# Static Equilibrium and tension of a cord

A non-uniform bar of weight W = 12.5 N is suspended at rest in a horizontal position by two massless cords. The angle φ between cord 2 and the vertical is equal to 27.5°. The bar has a length L = 6.0 m and the distance of its center of gravity from the left-hand end of the bar is 4.4 m.

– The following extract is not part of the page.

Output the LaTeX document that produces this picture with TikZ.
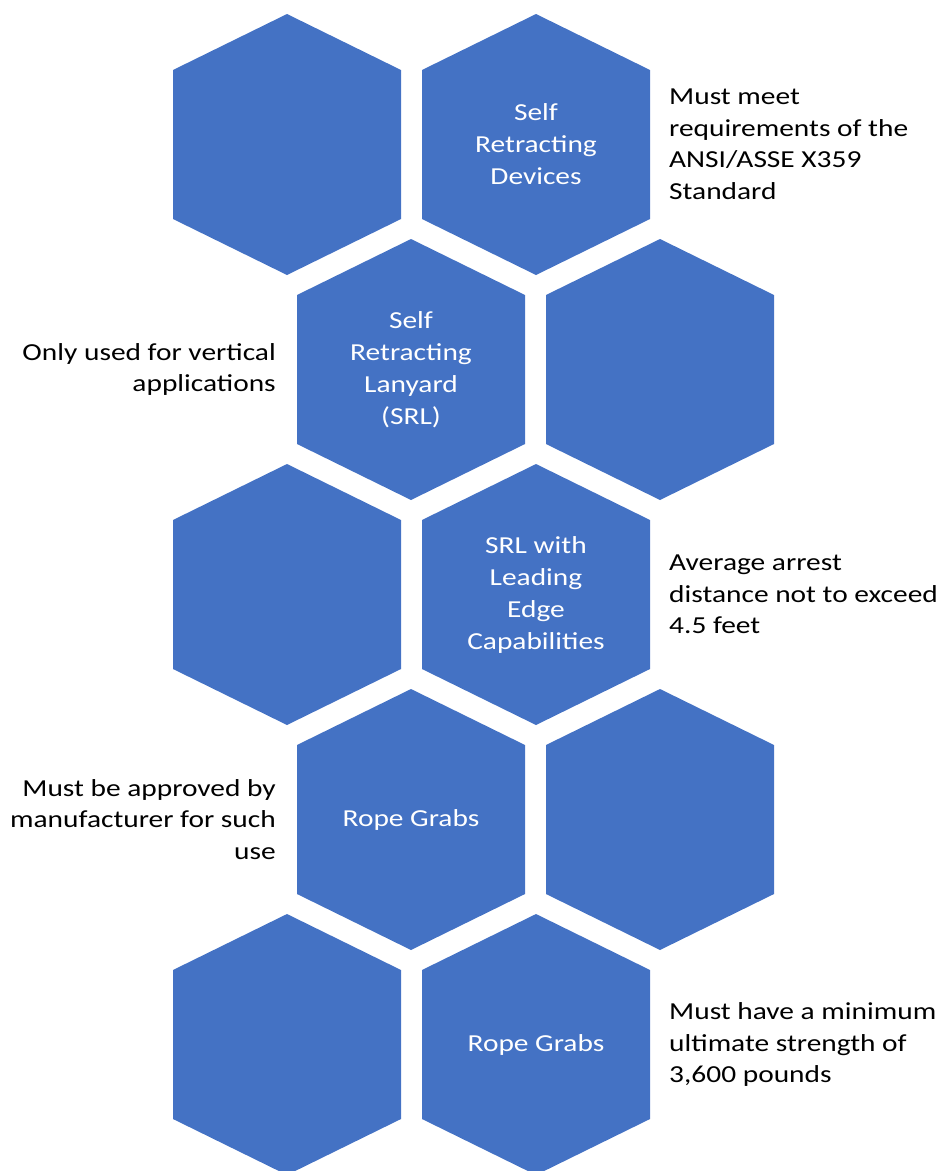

What is the tension in cord 2?
img:http://i242.photobucket.com/albums/ff106/jtdla/prob01a-2.gif [Broken]

My lab partner and I set up this equation:
Fx: T2*cos (27.5)-T1*cos(theta)=0
Fy: T2*sin(27.5)+T1*sin(theta)-mg=0

Torque: -mgL-T2*cos(27.5)=0

I'm not sure if that L is 4.4 or 6, nor do I know if I am starting this properly.

Last edited by a moderator:

## Answers and Replies

Related Introductory Physics Homework Help News on Phys.org
Eqn for Fx and Fy are correct, but torque is incorrect; firstly, dimensionally its wrong and secondly, which is cord 1? left side one or right side one?

Cord 1 is on the left

k. then L should be 4.4

so is the torque equation correct if i use 4.4

dimensionality???

I'm afraid I don't understand

Torque: -mgL-T2*cos(27.5)=0
T2*cos(..) has dimensions of force and mgL has dimensions of work.

so would torque be the length of the bar*-mg

torque is : -mgL + T2cos(27.5)*6 (6 is the perpendicular distance of force vector from the point at which you are taking torque)

Last edited: